The Swedish government supports regional sports organisations and confederations in their attempts to influence the International Olympic Committee on Russian and Belarusian participation in the 2024 Olympics, Sports Minister Jakob Forssmed said in an interview with Dagens Nyheter.

The International Olympic Committee (IOC) recently announced it would consider letting Russian and Belarusian athletes compete as neutral contestants. While this was welcomed by the US and the UN, Baltic states, Ukraine, Poland and now Sweden are opposed.

The IOC’s decision is “extremely strange” and constitutes a “normalisation of war”, Forssmed said in the interview. “It is not that things have changed on the ground, but that Russia’s war of aggression against Ukraine continues and is also largely targeting civilians,” he added.

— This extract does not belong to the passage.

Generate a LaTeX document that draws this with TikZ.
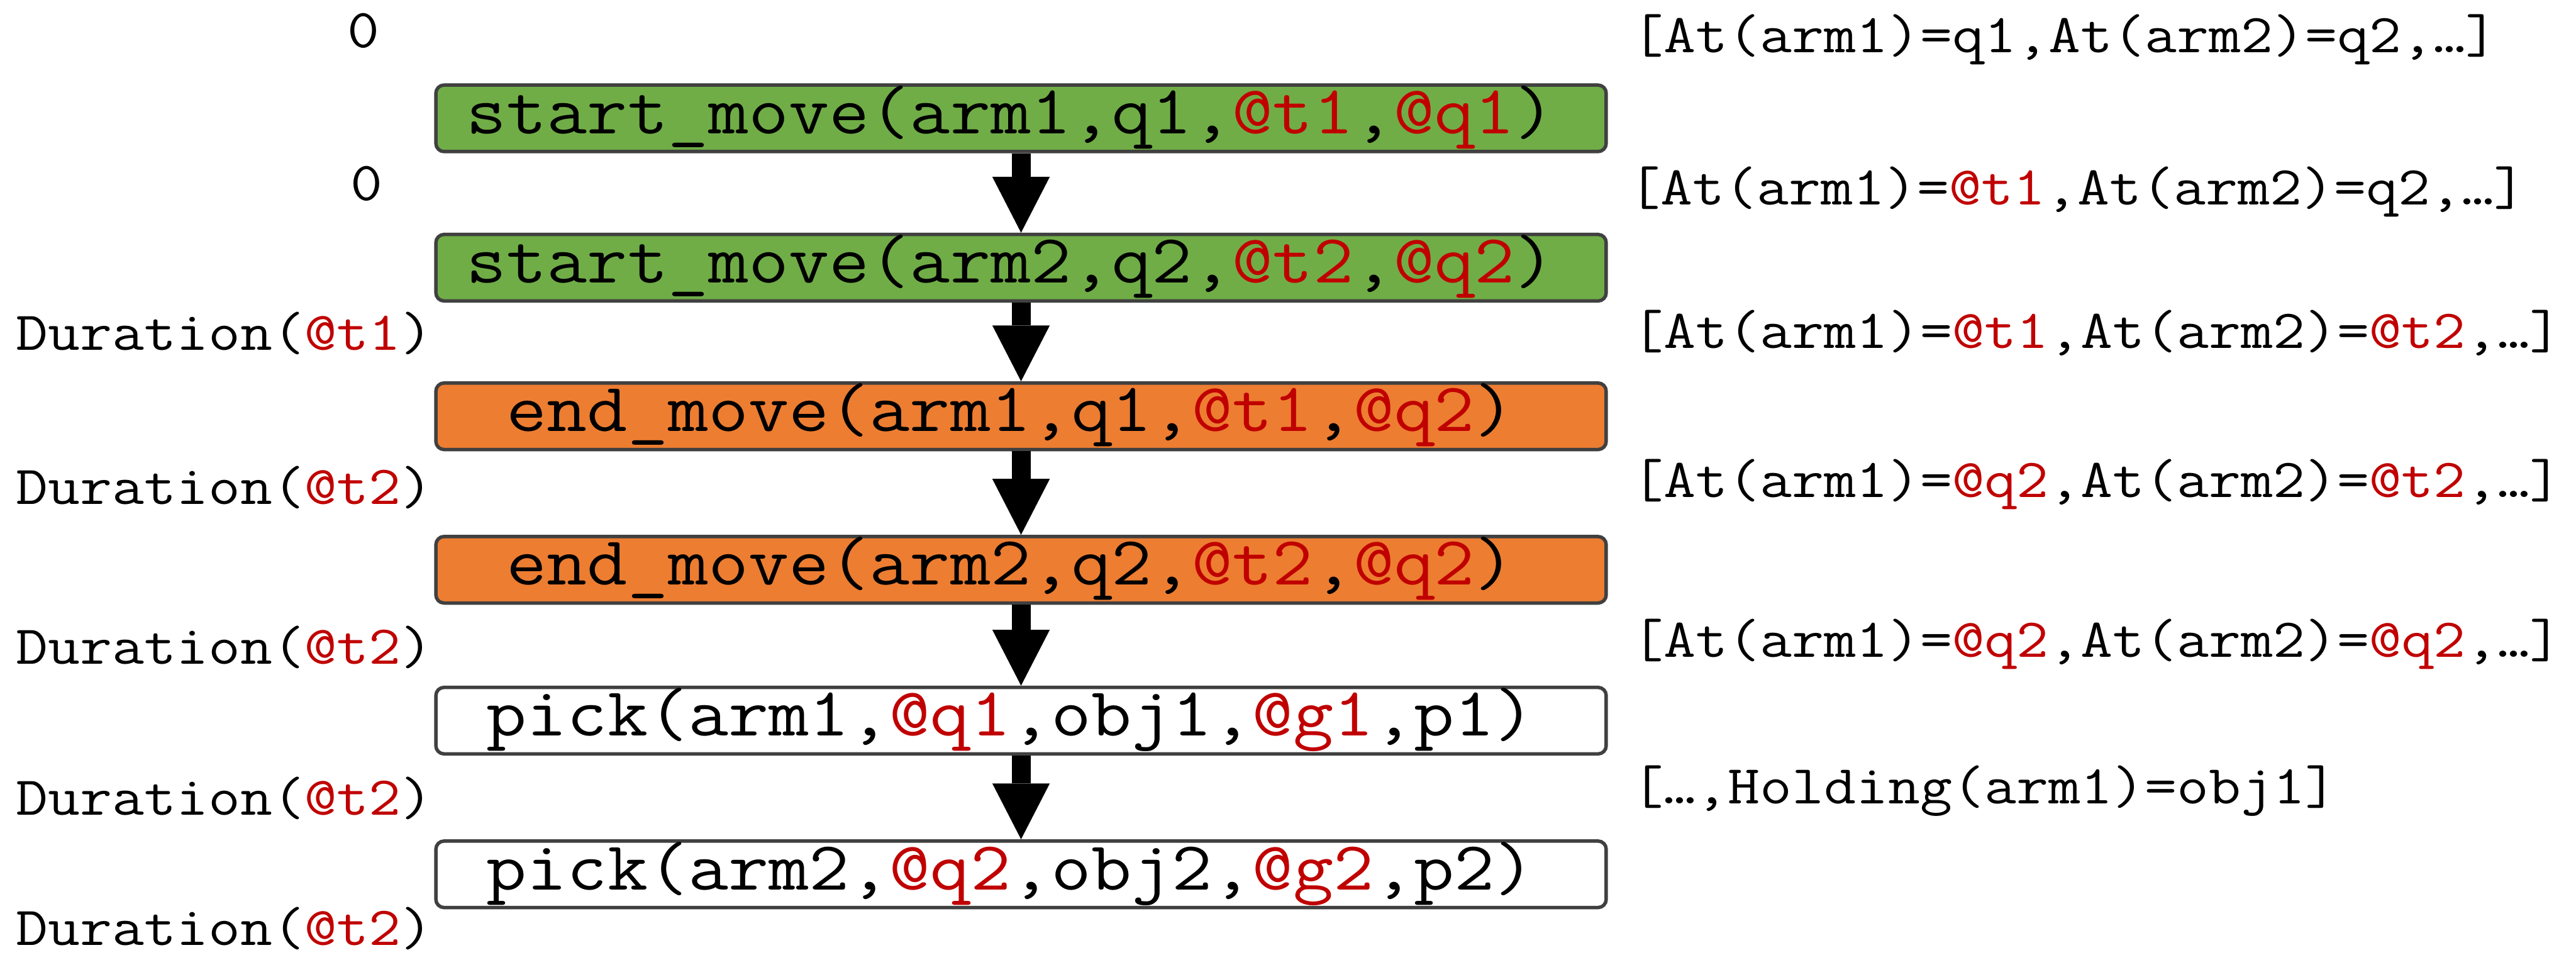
\documentclass[tikz,border=0pt]{standalone}
\usepackage{fontspec}
\setmonofont[FakeStretch=1.135]{Latin Modern Mono}
\usetikzlibrary{arrows.meta}
\definecolor{actgreen}{HTML}{70AD47}
\definecolor{actorange}{HTML}{ED7D31}
\definecolor{actborder}{HTML}{404040}
\definecolor{varred}{HTML}{C00000}
\newcommand{\var}[1]{\textcolor{varred}{#1}}

\begin{document}
\begin{tikzpicture}[x=0.02cm, y=-0.02cm,
		action/.style={draw=actborder, line width=0.042cm, rounded corners=0.1cm,
				minimum width=14.25cm, minimum height=0.81cm, inner sep=0pt,
				font=\ttfamily\fontsize{23.9}{25}\selectfont, text height=0.372cm, text depth=0pt,
				execute at end node={\hspace{0.25cm}}},
		timelbl/.style={anchor=base west, inner sep=0pt, font=\ttfamily\fontsize{19}{20}\selectfont},
		statelbl/.style={timelbl},
		flow/.style={line width=0.23cm, -{Triangle[width=0.7cm, length=0.68cm, line width=0pt]}}]

		\useasboundingbox (0, 0) rectangle (1568, 581);

		% actions
		\node[action, fill=actgreen] (sm1) at (621.5, 72) {start\_move(arm1,q1,\var{@t1},\var{@q1})};
		\node[action, fill=actgreen] (sm2) at (621.5, 162.9) {start\_move(arm2,q2,\var{@t2},\var{@q2})};
		\node[action, fill=actorange] (em1) at (621.5, 253.3) {end\_move(arm1,q1,\var{@t1},\var{@q2})};
		\node[action, fill=actorange] (em2) at (621.5, 346.7) {end\_move(arm2,q2,\var{@t2},\var{@q2})};
		\node[action, fill=white] (pk1) at (621.5, 438.5) {pick(arm1,\var{@q1},obj1,\var{@g1},p1)};
		\node[action, fill=white] (pk2) at (621.5, 532) {pick(arm2,\var{@q2},obj2,\var{@g2},p2)};

		\draw[flow] (sm1) -- (sm2);
		\draw[flow] (sm2) -- (em1);
		\draw[flow] (em1) -- (em2);
		\draw[flow] (em2) -- (pk1);
		\draw[flow] (pk1) -- (pk2);

		% times
		\node[timelbl, anchor=base] (t1) at (221.4, 29) {0};
		\node[timelbl, anchor=base] (t2) at (223.3, 122) {0};
		\foreach \y/\t [count=\i] in {213/1, 306.9/2, 404/2, 496/2, 575/2} {
				\node[timelbl] (dur\i) at (9.5, \y) {Duration(\var{@t\t})};
			}

		% states
		\node[statelbl] (s1) at (993, 32) {[At(arm1)=q1,At(arm2)=q2,…]};
		\node[statelbl] (s2) at (991, 124.6) {[At(arm1)=\var{@t1},At(arm2)=q2,…]};
		\node[statelbl] (s3) at (993, 212) {[At(arm1)=\var{@t1},At(arm2)=\var{@t2},…]};
		\node[statelbl] (s4) at (993, 302.5) {[At(arm1)=\var{@q2},At(arm2)=\var{@t2},…]};
		\node[statelbl] (s5) at (993, 400) {[At(arm1)=\var{@q2},At(arm2)=\var{@q2},…]};
		\node[statelbl] (s6) at (993, 489) {[…,Holding(arm1)=obj1]};
	\end{tikzpicture}
\end{document}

“We find it extremely strange that the IOC would change its position in this situation,” Forssmed said, reflecting on the IOC’s initial announcement that it would ban athletes from these countries from participating.

“It is extremely strange, and it challenges the surrounding society in a rather dramatic way, so there are reasons to actually say no,” he added.

The Swedish government will thus stand behind the Swedish and Nordic sports organisations, such as the Nordic Olympic and Paralympic Committees, which have already said they oppose Russian and Belarusian participation in the Olympics.

The government will actively support their attempts to exert influence, though it will not formally attempt to stop the IOC’s decision, Forssmed added.

Ukraine has railed against the IOC’s decision and is threatening to boycott the 2024 Olympics in Paris, though several UN experts who have examined the IOC’s decision-making documents support the new decision.

“We understand the desire to support Ukrainian athletes and the Ukrainian Olympic community, who are suffering terribly from the war along with all other Ukrainians, but the Olympic Committee and, more generally, the Olympic community also have an obligation to abide by the Olympic spirit, and international human rights standards that prohibit discrimination,” the statement reads.

“The Olympic Charter must be the guiding principle,” the UN experts concluded.